- Three nations will streamline border controls
- The three leaders are called the "Three Amigos"
- The Keystone XL pipeline is a major issue
The "Three Amigos" -- or, as they're more formally known, the leaders of the United States, Canada and Mexico -- announced an agreement Wednesday to work on a plan to streamline trade and travel, including border controls among the countries.
U.S. President Barack Obama, Canadian Prime Minister Stephen Harper and Mexican President Enrique Pena Nieto agreed to streamline border controls to facilitate the movement of people through the establishment of a trusted traveler program.
They also spent a great deal of time during the North American Leaders' Summit discussing efforts to broker a new trade agreement with Pacific nations, they said in a joint news conference after the summit in Toluca, Mexico.
Obama has called for "fast-track" trade authority from Congress for him to pursue the so-called Trans-Pacific Partnership, a massive free-trade zone.
But members of his own party, including House Minority Leader Nancy Pelosi and Senate Majority Leader Harry Reid, have voiced firm opposition to such authority.
Republicans seized on Vice President Joe Biden's reported comments at last week's House Democratic retreat in Maryland. There, he was heard conceding the trade issue was quickly becoming a source of frustration within the party, especially among labor groups that are key to midterms next fall.
"The jobs they seem to care about most are Democrats in Congress -- not families across the country eager to join the ranks of the employed," Senate Minority Leader Mitch McConnell said in a statement.
Senior Obama administration officials played down reports about Biden's comments as coming from "second-hand accounts." But, they added, the White House remains firmly committed to its trade agenda.
"It would not be in the interest of the United States to put this on the back burner," one official said.
White House spokesman Jay Carney insists that differences among Democrats over trade issues date back several administrations.
"The differing opinions on these matters are not new, and the fact that there are differing opinions within both parties is not new," Carney said Tuesday.
Another area of friendly disagreement for the "Three Amigos" is over the Obama administration's handling of the Keystone XL pipeline.
Canadian officials have grown impatient with the lengthy approval process in the United States for the contested project, which would transport oil from Alberta to the Gulf of Mexico.

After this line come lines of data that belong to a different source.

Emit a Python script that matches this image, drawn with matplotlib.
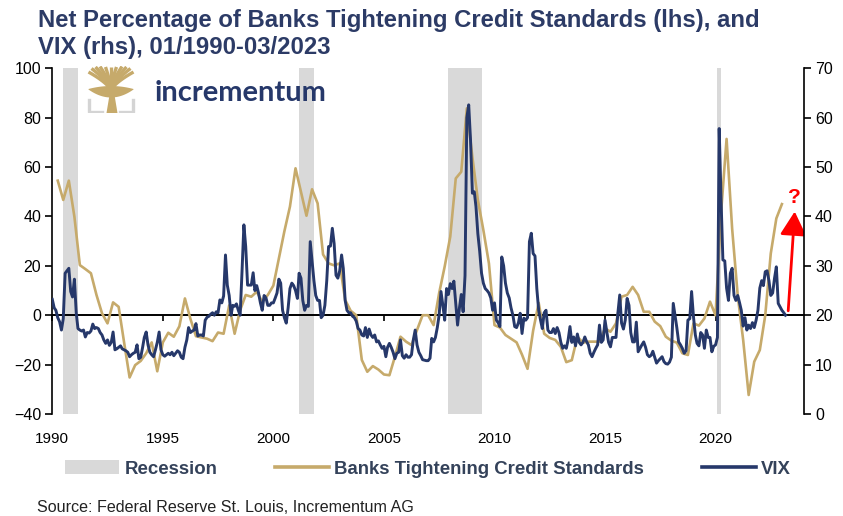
import numpy as np
import pandas as pd
import matplotlib
matplotlib.use("Agg")
import matplotlib.pyplot as plt
import matplotlib.dates as mdates
from matplotlib.patches import Patch, FancyArrowPatch, Polygon
from matplotlib.lines import Line2D

SANS = ["Liberation Sans", "DejaVu Sans"]

GOLD = "#c6aa6b"
NAVY = "#26386a"
TITLE_C = "#2c3b66"
LEGEND_C = "#34425a"
REC_C = "#d9d9d9"

# ----------------------------
# Data
# ----------------------------
# net % of banks tightening credit standards, quarterly from 1990-04
banks = [
    54.5, 46.7, 54.5,                 # 1990
    39.9, 20.3, 18.7, 17.0,           # 1991
    8.2, 0.8, -3.3, 5.2,              # 1992
    3.4, -11.0, -25.2, -20.2,         # 1993
    -18.5, -15.4, -11.0, -22.7,       # 1994
    -11.0, -7.1, -8.7, -4.5,          # 1995
    6.8, -1.5, -8.5, -9.0,            # 1996
    -9.5, -10.5, -7.0, -7.5,          # 1997
    4.0, -7.5, 2.0, 8.2,              # 1998
    7.5, 9.5, 5.5, 8.2,               # 1999
    12.0, 23.0, 34.0, 44.0,           # 2000
    59.5, 50.0, 40.3, 51.0,           # 2001
    45.3, 24.6, 21.0, 20.2,           # 2002
    21.0, 6.2, 1.8, 0.0,              # 2003
    -18.1, -22.9, -20.6, -22.0,       # 2004
    -24.0, -24.3, -16.8, -8.7,        # 2005
    -10.7, -12.1, -6.0, 0.0,          # 2006
    0.0, -4.0, 8.9, 19.7,             # 2007
    31.8, 55.4, 58.1, 83.8,           # 2008
    64.0, 46.7, 34.5, 21.0,           # 2009
    -4.0, -5.0, -8.0, -9.5,           # 2010
    -11.0, -16.0, -21.7, -6.3,        # 2011
    5.0, -7.5, -9.2, -10.0,           # 2012
    -12.8, -19.0, -18.2, -8.7,        # 2013
    -11.1, -10.7, -10.7, -10.7,       # 2014
    -5.3, -6.7, -3.3, 7.5,            # 2015
    8.2, 11.5, 8.2, 1.4,              # 2016
    1.4, -2.6, -4.4, -8.7,            # 2017
    -10.3, -11.1, -15.4, -16.1,       # 2018
    -3.3, -4.2, -1.3, 5.5,            # 2019
    0.0, 41.5, 71.4, 35.0,            # 2020
    8.0, -10.0, -32.3, -18.8,         # 2021
    -14.1, 0.0, 25.0, 39.2,           # 2022
    45.0,                             # 2023
]

# VIX, monthly from 1990-01
vix = [
    23.2, 21.5, 21.0, 19.5, 18.7, 17.0, 19.3, 28.5, 29.0, 29.5, 24.8, 23.7,  # 1990
    27.3, 20.4, 17.3, 17.0, 16.8, 17.0, 15.6, 16.5, 16.4, 16.8, 18.2, 17.3,  # 1991
    17.5, 17.3, 16.5, 16.0, 15.0, 14.3, 15.0, 13.9, 14.5, 16.6, 13.0, 13.2,  # 1992
    13.5, 13.8, 13.2, 13.0, 12.8, 12.5, 11.6, 12.0, 12.3, 12.5, 14.0, 11.2,  # 1993
    11.5, 13.5, 15.5, 16.6, 14.0, 12.5, 12.0, 11.6, 13.0, 14.5, 16.6, 13.0,  # 1994
    12.0, 11.7, 12.0, 12.3, 12.0, 12.5, 11.8, 12.3, 12.8, 12.5, 11.5, 11.2,  # 1995
    13.5, 15.0, 17.5, 16.5, 16.8, 17.0, 18.3, 15.8, 16.0, 16.0, 15.8, 19.0,  # 1996
    19.6, 19.8, 20.2, 20.5, 20.0, 20.7, 20.5, 23.1, 22.5, 23.9, 32.2, 26.1,  # 1997
    24.0, 20.0, 22.0, 21.8, 22.3, 21.0, 20.0, 28.8, 38.3, 33.9, 26.1, 26.1,  # 1998
    26.1, 28.6, 25.0, 26.0, 24.5, 22.5, 21.0, 24.0, 23.5, 22.0, 22.0, 22.5,  # 1999
    22.5, 23.5, 24.5, 27.3, 26.5, 21.0, 19.5, 18.4, 21.5, 25.4, 26.5, 26.0,  # 2000
    25.0, 23.4, 28.5, 27.5, 23.0, 21.0, 22.0, 21.8, 34.9, 31.0, 27.0, 24.0,  # 2001
    23.0, 23.0, 19.5, 20.0, 22.0, 27.0, 33.9, 34.0, 37.6, 34.5, 28.1, 27.5,  # 2002
    29.0, 32.2, 29.5, 23.0, 21.0, 20.5, 20.5, 19.8, 19.5, 18.8, 17.3, 17.0,  # 2003
    16.0, 15.8, 17.5, 15.5, 17.2, 16.0, 15.5, 16.0, 14.6, 14.8, 14.0, 13.3,  # 2004
    13.7, 11.6, 13.5, 14.3, 13.5, 12.5, 11.2, 12.3, 12.5, 15.0, 11.8, 11.3,  # 2005
    12.0, 11.5, 11.5, 12.0, 15.0, 17.0, 14.0, 12.5, 11.8, 11.0, 10.9, 10.8,  # 2006
    10.8, 11.3, 15.3, 14.6, 15.5, 17.5, 20.0, 24.8, 22.0, 19.0, 25.4, 24.2,  # 2007
    26.4, 25.4, 26.9, 22.5, 18.0, 21.5, 24.2, 20.7, 28.0, 60.0, 62.6, 55.5,  # 2008
    44.7, 45.0, 42.0, 36.5, 33.0, 28.5, 26.5, 25.4, 25.0, 24.5, 23.5, 21.0,  # 2009
    22.5, 19.0, 18.5, 17.7, 31.8, 30.0, 26.5, 24.5, 23.5, 21.5, 20.0, 17.7,  # 2010
    17.5, 18.5, 20.4, 16.3, 19.4, 19.0, 19.5, 34.9, 36.6, 32.5, 32.0, 25.4,  # 2011
    21.0, 19.0, 17.3, 20.5, 21.0, 17.0, 16.5, 16.5, 17.3, 16.3, 17.5, 16.5,  # 2012
    14.5, 13.3, 13.8, 13.3, 15.0, 17.7, 14.5, 15.6, 13.8, 16.2, 14.5, 14.0,  # 2013
    14.5, 15.6, 14.7, 14.0, 12.3, 11.6, 12.5, 13.3, 14.0, 18.0, 14.5, 15.0,  # 2014
    19.0, 16.5, 14.5, 13.6, 15.5, 15.5, 15.5, 20.4, 24.1, 18.4, 17.2, 19.0,  # 2015
    23.4, 22.0, 16.5, 14.6, 14.6, 18.6, 12.6, 13.3, 14.0, 14.6, 13.5, 12.0,  # 2016
    11.6, 11.9, 12.7, 11.5, 10.3, 10.8, 11.2, 11.6, 10.6, 10.2, 10.1, 10.5,  # 2017
    11.5, 22.4, 20.0, 17.5, 14.6, 14.0, 13.3, 12.3, 12.8, 19.0, 19.3, 24.8,  # 2018
    19.7, 16.0, 14.3, 13.8, 16.5, 16.0, 13.3, 17.0, 15.5, 15.5, 12.6, 13.7,  # 2019
    14.0, 15.5, 57.8, 43.3, 31.2, 31.0, 25.5, 23.0, 28.5, 29.5, 24.0, 23.0,  # 2020
    24.0, 22.5, 21.0, 17.8, 19.5, 17.0, 18.0, 17.3, 18.5, 17.5, 19.0, 21.0,  # 2021
    25.5, 27.0, 26.0, 28.8, 29.0, 27.0, 24.0, 24.5, 27.5, 29.8, 22.4, 21.7,  # 2022
    21.0, 20.5, 20.0,                                                        # 2023
]

rec_start = ["1990-07-01", "2001-03-01", "2007-12-01", "2020-02-01"]
rec_end = ["1991-03-01", "2001-11-01", "2009-06-01", "2020-04-01"]

tick_years = [1990, 1995, 2000, 2005, 2010, 2015, 2020]

bank_x = mdates.date2num(pd.date_range("1990-04-01", periods=len(banks), freq="QS"))
vix_x = mdates.date2num(pd.date_range("1990-01-01", periods=len(vix), freq="MS"))
year_x = mdates.date2num(pd.to_datetime([f"{y}-01-01" for y in tick_years]))

# ----------------------------
# Figure / axes
# ----------------------------
W, H = 843, 516
fig = plt.figure(figsize=(W / 100, H / 100), dpi=100)
ax_l, ax_r, ax_t, ax_b = 52.3, 804, 68.3, 414
ax = fig.add_axes([ax_l / W, 1 - ax_b / H, (ax_r - ax_l) / W, (ax_b - ax_t) / H])

for s, e in zip(rec_start, rec_end):
    ax.axvspan(mdates.datestr2num(s), mdates.datestr2num(e), color=REC_C, lw=0, zorder=0)

ax.plot(bank_x, banks, color=GOLD, lw=1.9, zorder=3, solid_joinstyle="round")

ax.set_xlim(mdates.datestr2num("1990-01-01"), mdates.datestr2num("2024-01-01"))
ax.set_ylim(-40, 100)
ax.set_yticks(range(-40, 101, 20))
ax.set_xticks(year_x)
ax.spines["top"].set_visible(False)
ax.spines["right"].set_visible(False)
ax.spines["bottom"].set_position(("data", 0))
ax.spines["bottom"].set_linewidth(1.4)
ax.spines["left"].set_linewidth(1.2)
ax.tick_params(axis="x", direction="out", length=4, width=1.2, labelbottom=False)
ax.tick_params(axis="y", direction="out", length=5, width=1.2, labelsize=11.5, pad=3)
for lab in ax.get_yticklabels():
    lab.set_family(SANS)

# year labels at the foot of the plot
sec = ax.secondary_xaxis("bottom")
sec.set_xticks(year_x)
sec.set_xticklabels([str(y) for y in tick_years], family=SANS, fontsize=11)
sec.tick_params(length=0, pad=13)
sec.spines["bottom"].set_visible(False)

# VIX on the right axis
ax2 = ax.twinx()
ax2.plot(vix_x, vix, color=NAVY, lw=2.1, zorder=4, solid_joinstyle="round")
ax2.set_ylim(0, 70)
ax2.set_yticks(range(0, 71, 10))
for side in ["top", "bottom", "left"]:
    ax2.spines[side].set_visible(False)
ax2.spines["right"].set_linewidth(1.2)
ax2.tick_params(axis="y", direction="out", length=5, width=1.2, labelsize=11.5, pad=3)
for lab in ax2.get_yticklabels():
    lab.set_family(SANS)

# red arrow with question mark
arrow = FancyArrowPatch((mdates.datestr2num("2023-04-15"), 1.8),
                        (mdates.datestr2num("2023-08-01"), 42),
                        arrowstyle="-|>,head_length=0.9,head_width=0.5",
                        mutation_scale=16, lw=2, color="#ff0000",
                        shrinkA=0, shrinkB=0, zorder=6)
ax.add_patch(arrow)
ax.text(mdates.datestr2num("2023-07-20"), 47.5, "?", color="#ff0000", fontsize=15,
        fontweight="bold", family=SANS, ha="center", va="center", zorder=6)

# ----------------------------
# Logo (tree + wordmark)
# ----------------------------
lg = fig.add_axes([86 / W, 1 - 113 / H, 50 / W, 47 / H])
lg.set_xlim(0, 50)
lg.set_ylim(47, 0)
lg.axis("off")
lg.add_patch(Polygon([(20.5, 47), (31.5, 47), (28.5, 29), (23.5, 29)], closed=True, color=GOLD, lw=0))
bx = np.linspace(2.5, 47.5, 40)
bowl = np.vstack([np.c_[bx, 20 + 3 * ((bx - 25) / 22.5) ** 2],
                  np.c_[bx[::-1], 31.5 - 8 * ((bx[::-1] - 25) / 22.5) ** 2]])
lg.add_patch(Polygon(bowl, closed=True, color=GOLD, lw=0))
tips = [(2.5, 6), (5.5, 2.5), (9.5, 1), (14, 0.5), (19.5, 1), (25, 0.5),
        (30.5, 1), (36, 0.5), (40.5, 1), (44.5, 2.5), (47.5, 6)]
for tx, ty in tips:
    t = np.linspace(0, 1, 20)
    cx = 25 + (tx - 25) * t ** 1.5
    cy = 25 + (ty - 25) * t
    lg.plot(cx, cy, color=GOLD, lw=2.4, solid_capstyle="butt")
lg.plot([3.3, 3.3, 15.7], [34, 45.7, 45.7], color="#d4d4d4", lw=2.4)
lg.plot([34, 46.7, 46.7], [45.7, 45.7, 34], color="#d4d4d4", lw=2.4)

fig.text(155 / W, 1 - 101 / H, "incrementum", color=NAVY, fontsize=21,
         family=["Lato", "DejaVu Sans"], fontweight="bold", va="baseline", ha="left")

# ----------------------------
# Title, legend, source
# ----------------------------
fig.text(38 / W, 1 - 27 / H, "Net Percentage of Banks Tightening Credit Standards (lhs), and",
         color=TITLE_C, fontsize=17.2, family=SANS, fontweight="bold", va="baseline")
fig.text(38 / W, 1 - 54 / H, "VIX (rhs), 01/1990-03/2023",
         color=TITLE_C, fontsize=17.2, family=SANS, fontweight="bold", va="baseline")

handles = [Patch(facecolor=REC_C, edgecolor="none"),
           Line2D([], [], color=GOLD, lw=2.6),
           Line2D([], [], color=NAVY, lw=2.6)]
labels = ["Recession", "Banks Tightening Credit Standards", "VIX"]
fig.legend(handles, labels, loc="center", bbox_to_anchor=(428 / W, 1 - 469 / H),
           ncol=3, frameon=False, handlelength=2.9, handletextpad=0.27,
           columnspacing=3.1, labelcolor=LEGEND_C,
           prop={"family": SANS, "weight": "bold", "size": 13.4})

fig.text(37 / W, 1 - 507 / H, "Source: Federal Reserve St. Louis, Incrementum AG",
         color="#222222", fontsize=11.6, family=SANS, va="center", ha="left")

fig.savefig("out.png", dpi=100)
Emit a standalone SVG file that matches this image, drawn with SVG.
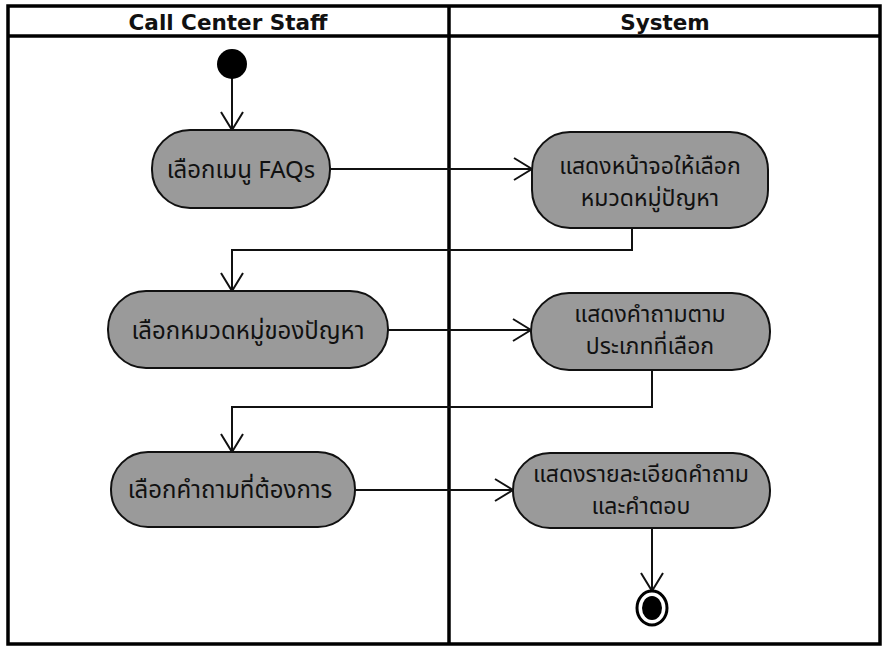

While a recent State Department environmental impact study appeared to brighten prospects for approval, senior administration officials indicated Harper is not likely to receive the news many in his nation want to hear during the summit.
"I think what President Obama will do is explain to him where we are in the review of the Keystone pipeline, and indicate that we'll, of course, let our Canadian friends know when we've arrived at a decision," a senior administration official said.
The Keystone project has also divided Democrats, namely environmentalists who see the pipeline as a symbolic battle in the larger fight over efforts to deal with climate change.
While in Mexico, Obama faced another delicate balancing act over the issue of immigration reform.
The plight of undocumented immigrants in the United States, notably the substantial number of migrants who crossed the border from Mexico, is a major political issue south of the Rio Grande.
Latino special interest groups, a core Democratic Party constituency, have criticized the administration for its aggressive deportation policy as it struggles to find a long-term solution to the immigration issue.
Senior administration officials told reporters last week that Obama remains committed to comprehensive immigration reform that includes a pathway to citizenship for undocumented workers.
But that legislative priority has hit a roadblock in Congress, where Republican leaders have indicated there is little hope for a breakthrough this year before the midterms.
"With respect to immigration, I think President Peña Nieto has a very good understanding, frankly, of the state of play in the United States," a senior administration official said.